Quem pretender julgar “Uma Questão Pessoal” pela história que conta corre o risco de fazer mau juízo —nos dois sentidos.
Afinal, se quiser exigir muito da verossimilhança o espectador poderá se perguntar qual o sentido de o jovem Milton correr de um lado para o outro, em plena Resistência, na Itália, durante a Segunda Guerra. Milton corre riscos enormes e coloca os combates entre parênteses apenas para encontrar seu amigo Giorgio, que foi preso pelos fascistas.
Esse é o erro de julgar os filmes pelas histórias que conta. É por trás delas que tudo se define. E aqui o que existe, na verdade, é a história de uma casa: num primeiro momento, o país já está em guerra, mas não eles. É uma casa cheia de vida. Milton está apaixonado pela bela Fúlvia, porém não sabe se Fúlvia ama o amigo Giorgio, conforme suspeita.
No momento seguinte eles já estão entre os resistentes, Fúlvia foi para longe. E em dado momento, certa madrugada, Milton avista a casa. Agora vazia, ou quase: ao buscá-la em plena luta o que ele busca realmente é memória, o tempo passado. Esse retorno realimenta suas dúvidas de amante.

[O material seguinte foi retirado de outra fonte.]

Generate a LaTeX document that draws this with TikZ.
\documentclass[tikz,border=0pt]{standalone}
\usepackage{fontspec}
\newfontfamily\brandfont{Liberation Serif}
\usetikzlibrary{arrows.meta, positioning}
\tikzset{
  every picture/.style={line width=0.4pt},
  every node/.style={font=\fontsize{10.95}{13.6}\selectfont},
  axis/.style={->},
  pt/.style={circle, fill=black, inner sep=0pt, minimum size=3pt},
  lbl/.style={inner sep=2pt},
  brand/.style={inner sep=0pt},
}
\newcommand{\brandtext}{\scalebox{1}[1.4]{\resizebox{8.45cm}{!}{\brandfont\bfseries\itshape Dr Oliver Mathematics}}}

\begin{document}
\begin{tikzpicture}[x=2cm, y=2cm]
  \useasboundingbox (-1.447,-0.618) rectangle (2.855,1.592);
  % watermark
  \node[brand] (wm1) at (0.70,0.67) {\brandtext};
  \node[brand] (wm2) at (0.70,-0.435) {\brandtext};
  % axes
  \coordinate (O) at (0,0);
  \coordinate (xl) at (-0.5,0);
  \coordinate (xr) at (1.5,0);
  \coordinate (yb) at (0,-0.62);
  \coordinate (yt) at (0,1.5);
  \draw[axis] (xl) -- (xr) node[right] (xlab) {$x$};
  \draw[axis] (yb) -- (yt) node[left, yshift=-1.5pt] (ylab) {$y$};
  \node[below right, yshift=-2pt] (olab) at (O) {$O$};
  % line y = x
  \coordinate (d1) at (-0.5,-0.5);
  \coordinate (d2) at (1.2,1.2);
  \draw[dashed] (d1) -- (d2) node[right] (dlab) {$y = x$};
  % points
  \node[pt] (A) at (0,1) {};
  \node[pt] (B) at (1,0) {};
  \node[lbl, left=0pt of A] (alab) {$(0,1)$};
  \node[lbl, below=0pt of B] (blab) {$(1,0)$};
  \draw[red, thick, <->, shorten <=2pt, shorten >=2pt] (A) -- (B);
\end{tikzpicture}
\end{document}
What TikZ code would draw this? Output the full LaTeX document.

Ora, é pouco depois que Giorgio é preso. Então, Milton inicia sua jornada particular em busca de um fascista a quem ele possa trocar pelo amigo. Mas, pergunta-se: será que ele quer salvar o amigo devido à profunda amizade que os une, ou para descobrir o que, afinal, aconteceu entre Giorgio e Fúlvia? Ou ambos?
Existe ainda um terceiro momento em que se pode ver a casa. Quando o local está ocupado pelos fascistas. Então o que em um momento foi belo e em outro foi uma madrugada brumosa torna-se francamente repulsivo. Não é mais a casa dos amores, da beleza, da juventude: é apenas um lugar funesto, conspurcado.
Sim, a história de Milton chegará a um fim, mas ele não vem ao caso aqui.
Outras coisas importam mais: o sentido estético apurado dos Taviani continua intacto. Sua capacidade de integrar os personagens e a paisagem, de evocar uma época pelas transições da paisagem, de fixar o que uma árvore, um abrigo, uma neblina têm a contar sobre a história, a capacidade de integrar o personagem à paisagem e a paisagem ao tema: tudo isso resiste ao correr do tempo e fala da maestria dos Taviani.
Pode não ser um “Pai, Patrão” ou um “Bom Dia Babilônia”, mas ainda vive o vigor dessa dupla inseparável. Ou antes, separada apenas pela doença e pela morte, já que, se assinam o roteiro em conjunto, por uma vez coube apenas a Paolo Taviani a assinatura na direção do filme. O irmão, Vittorio, siamês cinematográfico, morreria pouco depois de concluído o filme. Mas não será errado dizer que esse é o último filme dos irmãos Taviani.